Moedersterfte daalt te langzaam 12 oktober 2007, Genève/New York - De wereldwijde moedersterfte (het aantal sterfgevallen onder vrouwen per 100.000 levendgeboren kinderen) neemt te langzaam af. Dit brengt het bereiken van Millennium Ontwikkelingsdoel nummer 5 - het verbeteren van de gezondheidszorg voor moeders en het voorkomen van het overlijden van vrouwen tijdens hun zwangerschap of bevalling - in gevaar.

In 1990 is afgesproken dat tot 2015 een jaarlijkse afname van de moedersterfte van 5,5 procent nodig is om het Millennium Ontwikkelingsdoel te kunnen halen. Uit onderzoek van de Wereldgezondheidsorganisatie (WHO), Unicef, UNFPA en de Wereldbank blijkt echter dat dit percentage jaarlijks slechts minder dan 1 procent bedraagt. In 2005 overleden 536.000 vrouwen door complicaties tijdens de zwangerschap of bevalling, in 1990 waren dat er 576.000. Geen groot verschil dus. Negentig procent van deze sterfgevallen vond plaats in ontwikkelingslanden.

De kleine winst die is behaald, is toe te rekenen aan middeninkomenslanden waar de moedersterfte toch al relatief laag was. De jaarlijkse afname in de Afrikaanse landen beneden de Sahara bedroeg tussen 1990 en 2005 echter slechts 0,1 procent. Geen enkele regio heeft trouwens in deze periode de vereiste 5,5 procent per jaar gehaald. Oost-Azië kwam er nog het dichtst bij met een jaarlijkse afname van 4,2 procent. Noord-Afrika, Zuidoost-Azië en Latijns-Amerika en het Carbisch Gebied zijn regio's waar de moedersterfte relatief gezien sneller is afgenomen dan in de rest van de wereld.

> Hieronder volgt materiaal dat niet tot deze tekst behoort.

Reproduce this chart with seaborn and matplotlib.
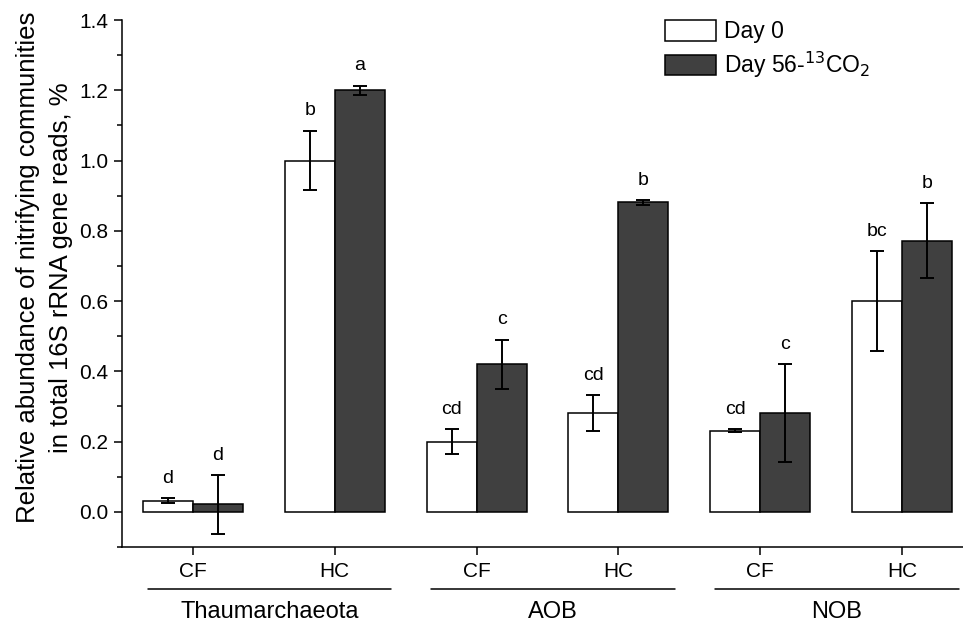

Levensgevaarlijke landen Iets meer dan de helft van alle sterfgevallen onder moeders vond plaats in Subsahara Afrika (270.000), gevolgd door Zuid-Azië (188.000). Deze twee regio's namen in 2005 samen 86 procent van de totale moedersterfte voor hun rekening. Ook in India, Nigeria, de Democratische Republiek Congo en Afghanistan is het krijgen van een kind voor veel aanstaande moeders levensgevaarlijk; hier stierven in 2005 respectievelijk 117.000, 59.000, 32.000 en 26.000 vrouwen.

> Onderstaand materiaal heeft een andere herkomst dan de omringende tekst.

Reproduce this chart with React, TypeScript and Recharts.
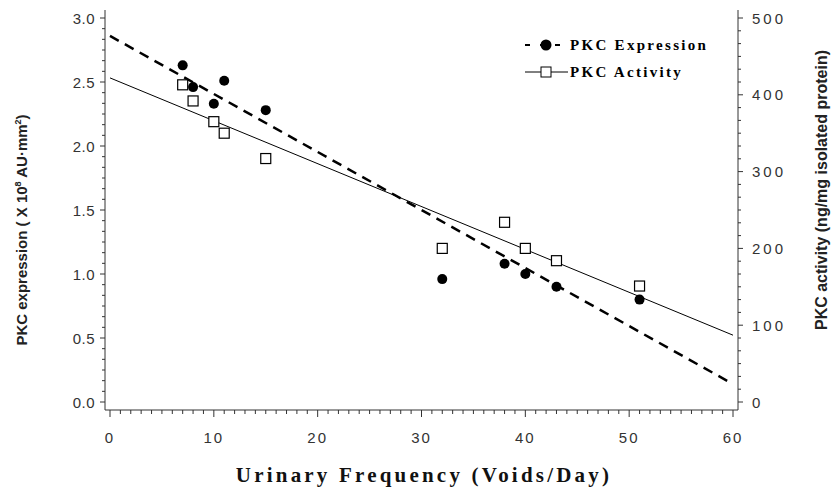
import React from "react";
import {
  ComposedChart,
  Scatter,
  Line,
  XAxis,
  YAxis,
} from "recharts";

// voids per day for each subject
const freq = [7, 8, 10, 11, 15, 32, 38, 40, 43, 51];
// PKC expression (x10^8 AU.mm2)
const expression = [2.63, 2.46, 2.33, 2.51, 2.28, 0.96, 1.08, 1.0, 0.9, 0.8];
// PKC activity (ng/mg isolated protein)
const activity = [413, 392, 365, 350, 317, 200, 234, 200, 184, 151];

// fitted lines, end points
const fitX = [0, 60];
const expressionFit = [2.86, 0.14];
const activityFit = [422, 87];

const leftLabels = [0, 0.5, 1, 1.5, 2, 2.5, 3];
const rightLabels = [0, 100, 200, 300, 400, 500];
const xLabels = [0, 10, 20, 30, 40, 50, 60];

const exprPoints = freq.map((x, i) => ({ x, y: expression[i] }));
const actPoints = freq.map((x, i) => ({ x, y: activity[i] }));
const exprLine = fitX.map((x, i) => ({ x, y: expressionFit[i] }));
const actLine = fitX.map((x, i) => ({ x, y: activityFit[i] }));

const leftTicks = Array.from({ length: 37 }, (_, i) => i / 12);
const rightTicks = Array.from({ length: 31 }, (_, i) => (i * 50) / 3);
const xTicks = Array.from({ length: 61 }, (_, i) => i);

const tickFont = "'Liberation Sans', Arial, sans-serif";
const serif = "'Liberation Serif', 'Times New Roman', serif";
const ink = "#333";

const isMajor = (v: number, list: number[]) =>
  list.some((m) => Math.abs(m - v) < 1e-6);

const LeftTick = (props: any) => {
  const { x, y, payload } = props;
  const major = isMajor(payload.value, leftLabels);
  return (
    <g>
      <line x1={x} x2={x - (major ? 5 : 3)} y1={y} y2={y} stroke={ink} />
      {major && (
        <text x={x - 10} y={y + 5.5} textAnchor="end" fontSize={15} fill={ink}
          fontFamily={tickFont} letterSpacing={0.5}>
          {payload.value.toFixed(1)}
        </text>
      )}
    </g>
  );
};

const RightTick = (props: any) => {
  const { x, y, payload } = props;
  const major = isMajor(payload.value, rightLabels);
  return (
    <g>
      <line x1={x} x2={x + (major ? 5 : 3)} y1={y} y2={y} stroke={ink} />
      {major && (
        <text x={x + 14} y={y + 5.5} textAnchor="start" fontSize={15} fill={ink}
          fontFamily={tickFont} letterSpacing={3}>
          {Math.round(payload.value)}
        </text>
      )}
    </g>
  );
};

const BottomTick = (props: any) => {
  const { x, y, payload } = props;
  const major = isMajor(payload.value, xLabels);
  return (
    <g>
      <line x1={x} x2={x} y1={y} y2={y + (major ? 7 : 4)} stroke={ink} />
      {major && (
        <text x={x} y={y + 33} textAnchor="middle" fontSize={15} fill={ink}
          fontFamily={tickFont} letterSpacing={2}>
          {payload.value}
        </text>
      )}
    </g>
  );
};

const Dot = (props: any) => {
  const { cx, cy } = props;
  return <circle cx={cx} cy={cy} r={5} fill="#000" />;
};

const Box = (props: any) => {
  const { cx, cy } = props;
  return (
    <rect x={cx - 5} y={cy - 5} width={10} height={10} fill="#fff"
      stroke="#000" strokeWidth={1.2} />
  );
};

const LegendBox = () => (
  <svg width={220} height={50}
    style={{ position: "absolute", left: 520, top: 32 }}>
    <line x1={5} x2={48} y1={13} y2={13} stroke="#000" strokeWidth={2}
      strokeDasharray="5 10" />
    <circle cx={26} cy={13} r={5.5} fill="#000" />
    <text x={50} y={18} fontSize={15} fontWeight="bold" fontFamily={serif}
      letterSpacing={2.3}>PKC Expression</text>
    <line x1={5} x2={48} y1={40} y2={40} stroke="#000" strokeWidth={1} />
    <rect x={21} y={35} width={10} height={10} fill="#fff" stroke="#000" />
    <text x={50} y={45} fontSize={15} fontWeight="bold" fontFamily={serif}
      letterSpacing={2.3}>PKC Activity</text>
  </svg>
);

export default function App() {
  return (
    <div style={{ position: "absolute", left: 0, top: 0, width: 834, height: 497, background: "#fff" }}>
      <ComposedChart width={834} height={497}
        margin={{ top: 10, right: 0, bottom: 0, left: 0 }}>
        <XAxis xAxisId="top" orientation="top" type="number" dataKey="x"
          domain={[0, 60]} height={0} tick={false} tickLine={false}
          axisLine={{ stroke: ink }} />
        <XAxis type="number" dataKey="x" domain={[0, 60]} ticks={xTicks}
          interval={0} height={87} padding={{ left: 5, right: 5 }}
          tickSize={0} tickMargin={0} tickLine={false} tick={<BottomTick />}
          axisLine={{ stroke: ink }}
          label={{
            content: () => (
              <text x={424} y={482} textAnchor="middle" fontSize={21}
                fontWeight="bold" fill="#111" letterSpacing={3.2}
                fontFamily={serif}>
                Urinary Frequency (Voids/Day)
              </text>
            ),
          }} />
        <YAxis yAxisId="left" type="number" domain={[0, 3]} ticks={leftTicks}
          interval={0} width={105} padding={{ top: 8, bottom: 8 }}
          tickSize={0} tickMargin={0} tickLine={false} tick={<LeftTick />}
          axisLine={{ stroke: ink }}
          label={{
            content: () => (
              <text transform="translate(27,230) rotate(-90)"
                textAnchor="middle" fontSize={15} fontWeight="bold"
                fill="#222" fontFamily={tickFont}>
                PKC expression ( X 10<tspan fontSize={9} dy={-6}>8</tspan>
                <tspan dy={6}> AU·mm</tspan>
                <tspan fontSize={9} dy={-6}>2</tspan>
                <tspan dy={6}>)</tspan>
              </text>
            ),
          }} />
        <YAxis yAxisId="right" orientation="right" type="number"
          domain={[0, 500]} ticks={rightTicks} interval={0} width={96}
          padding={{ top: 8, bottom: 8 }} tickSize={0} tickMargin={0}
          tickLine={false} tick={<RightTick />} axisLine={{ stroke: ink }}
          label={{
            content: () => (
              <text transform="translate(827,190) rotate(-90)"
                textAnchor="middle" fontSize={16} fontWeight="bold"
                fill="#222" fontFamily={tickFont}>
                PKC activity (ng/mg isolated protein)
              </text>
            ),
          }} />
        <Line yAxisId="left" data={exprLine} dataKey="y" stroke="#000"
          strokeWidth={2.5} strokeDasharray="10 7" dot={false}
          isAnimationActive={false} />
        <Line yAxisId="right" data={actLine} dataKey="y" stroke="#000"
          strokeWidth={1} dot={false} isAnimationActive={false} />
        <Scatter yAxisId="left" name="PKC Expression" data={exprPoints}
          dataKey="y" shape={<Dot />} isAnimationActive={false} />
        <Scatter yAxisId="right" name="PKC Activity" data={actPoints}
          dataKey="y" shape={<Box />} isAnimationActive={false} />
      </ComposedChart>
      <LegendBox />
    </div>
  );
}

De kans dat een vijftienjarig meisje overlijdt aan complicaties tijdens haar zwangerschap of bevalling is het grootst in Afrika: 1 op 26. In ontwikkelde regio's gaat het om 1 op de 7.300 vrouwen. In Niger is deze verhouding 1 op 7 en dit land is van alle 171 landen en gebieden waarvoor deze schattingen zijn gemaakt daarom het gevaarlijkst voor vrouwen en meisjes die een kind op de wereld moeten zetten.

Benodigde maatregelen
Om Millennium Ontwikkelingsdoel nummer 5 toch te halen, moet de moedersterfte voor 2015 met 75 procent zijn teruggebracht. Daarvoor moet de gezondheidszorg voor vrouwen worden verbeterd en moet wereldwijd de toegang tot voorzieningen voor gezinsplanning en kraamzorg prioriteit krijgen. Het gaat daarbij om het voorkomen van ongewenste zwangerschappen en een goede begeleiding tijdens de zwangerschap en bevaling. Als het mis dreigt te gaan, moeten moeder en kind snel naar het ziekenhuis kunnen worden gebracht. Daarom moeten ook transport en medische hulp voor deze vrouwen beschikbaar zijn. Bovendien is het van belang dat vrouwen zelf medische hulp kunnen inroepen; in landen waar zij ondergeschikt zijn aan mannen is dat namelijk nog lang niet altijd het geval.